From Left to Night [2015]


video installation, colour, sound
32 min.

with
Dean Burke (aka Owlz)
Denise Ferreira Da Silva
Mehrak Golestan (aka Reveal)
Wanderley Moreira Dos Santos
Louise Shelley
Romeo K. Gambier
(aka Mixmaster Fader)

camera
Kate McDonough

sound recording
Jeremy Brown

sound mix
Titus Maderlechner

filmed on location
Joe Strummer Subway, Red Bus Studios
Paddington Green Police Station, London

comissioned by
Emily Pethick
with Louise Shelley
for The Showroom, London︎

From Left to Night LP︎


In From Left to Night a number of seemingly unconnected players, places, events, subjects and histories, drawn from the neighborhood of The Showroom, London, meet in a two-day film shoot, connecting six people, three locations, and the different subjects and forms of knowledge that they bring with them. The people include two London-based hip-hop artists, a political theorist and a psychologist (both of them Brazilian), a hip-hop DJ from the Netherlands and The Showroom’s collaborative projects curator. The subject matter ranges from urban tensions – such as unresolved histories of the 2011 London riots – to new feminist and racial theories, music videos, 1960s idealist architecture and the personal ways in which each of the protagonists relates to them. The film explores social dynamics and behaviors, the governing systems and architectures by which they are provoked and reinforced, and the voice and language of the individual in their midst. Locations for filming move between the outside of Paddington Green Police Station, where UK terror suspects are detained and questioned, to the subway beneath it, where punk musician Joe Strummer used to busk, to a local recording studio famed for being where Duran Duran’s 1981 hit ‘Girls on Film’ was recorded. 



Stills



Installation view at The Showroom, London, 2015. Photographs by Daniel Brooke

Dialogues and appearances by:
Denise Ferreira Da Silva writes about and researches violence and ethical issues of the global present, using tools from critical legal theory as well as feminist, racial and postcolonial theorising.
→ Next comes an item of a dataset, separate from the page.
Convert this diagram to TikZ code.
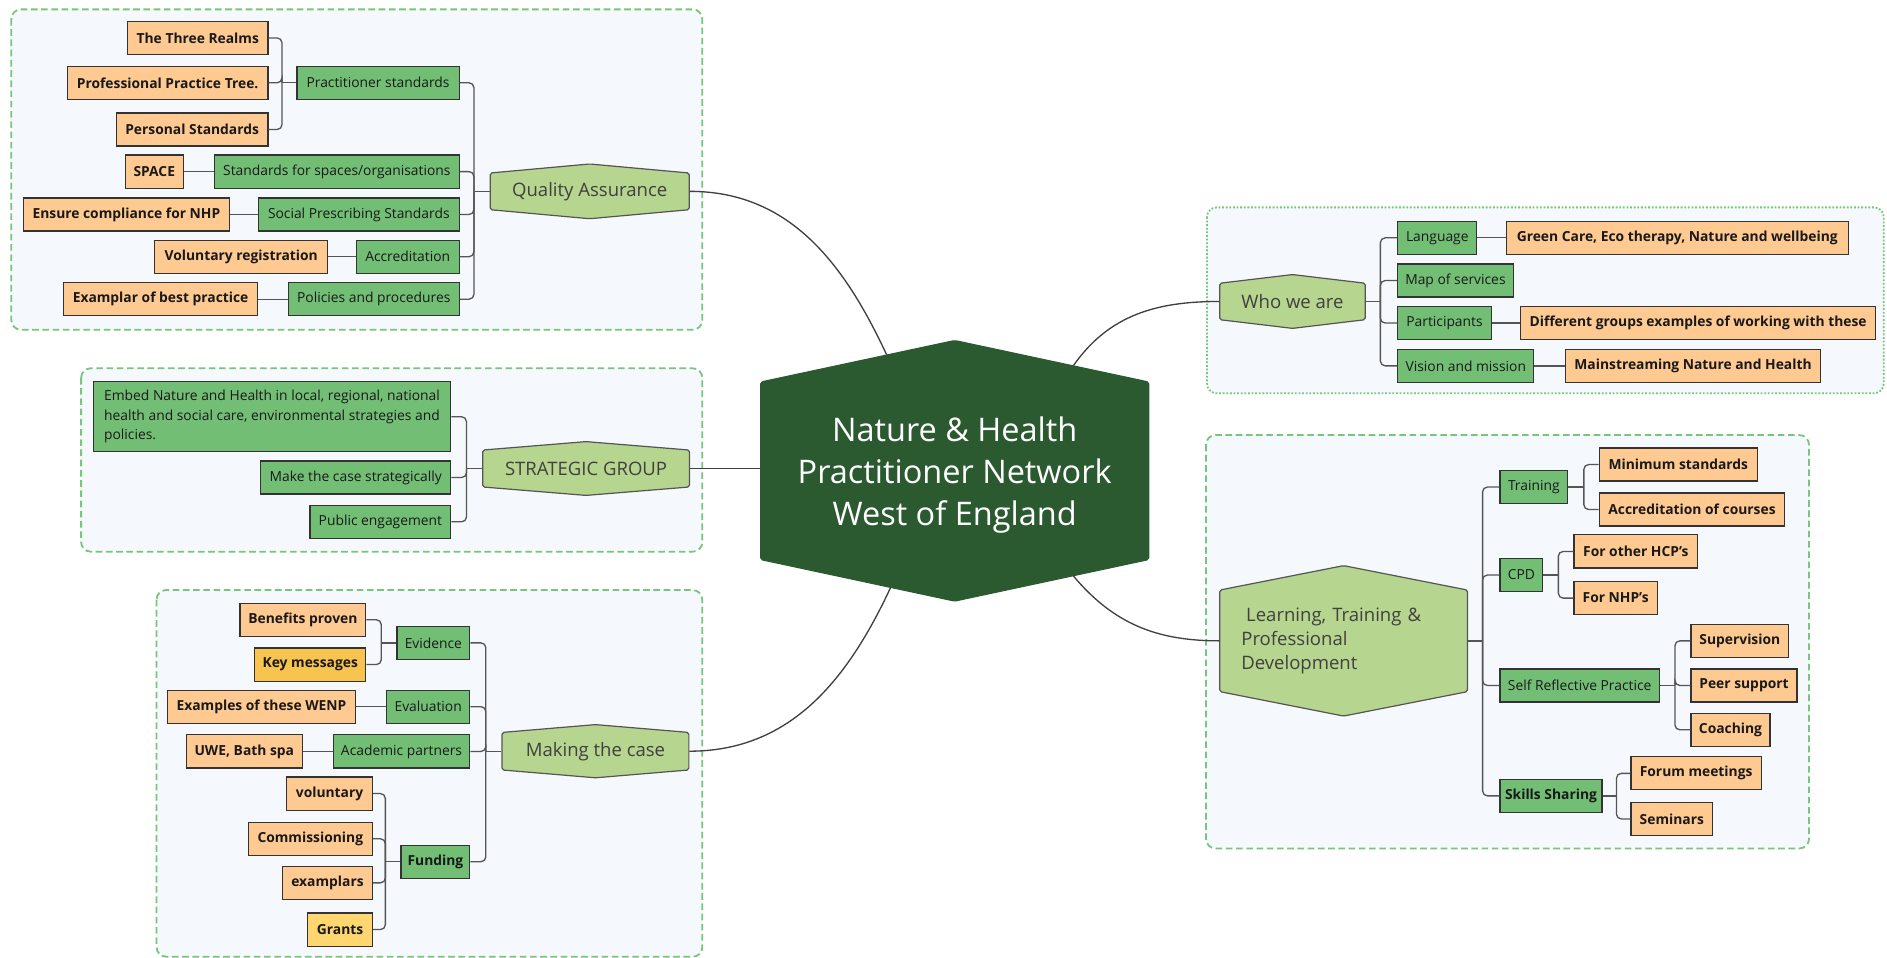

Dean Burke is known in the music scene as Owlz and lives locally to The Showroom.

Mehrak Golestan researched hip hop pedagogy for his Masters studies and PhD at SOAS and is known as the hip hop artist Reveal. He lives locally to The Showroom.

Wanderley Moreira Dos Santos trained as a psychodynamic psychotherapist at Tavistock Centre and researches race relations in Brazil and UK through cultural forms such as breakdance and hip hop.

Louise Shelley worked with various collectives, generating communal knowledge through art practice. She worked at The Showroom as the Collaborative Projects Curator.

Romeo K. Gambier is a hip hop DJ, known in the Dutch scene as Mixmaster Fader, he has appeared in various of van Oldenborgh’s works since 2005.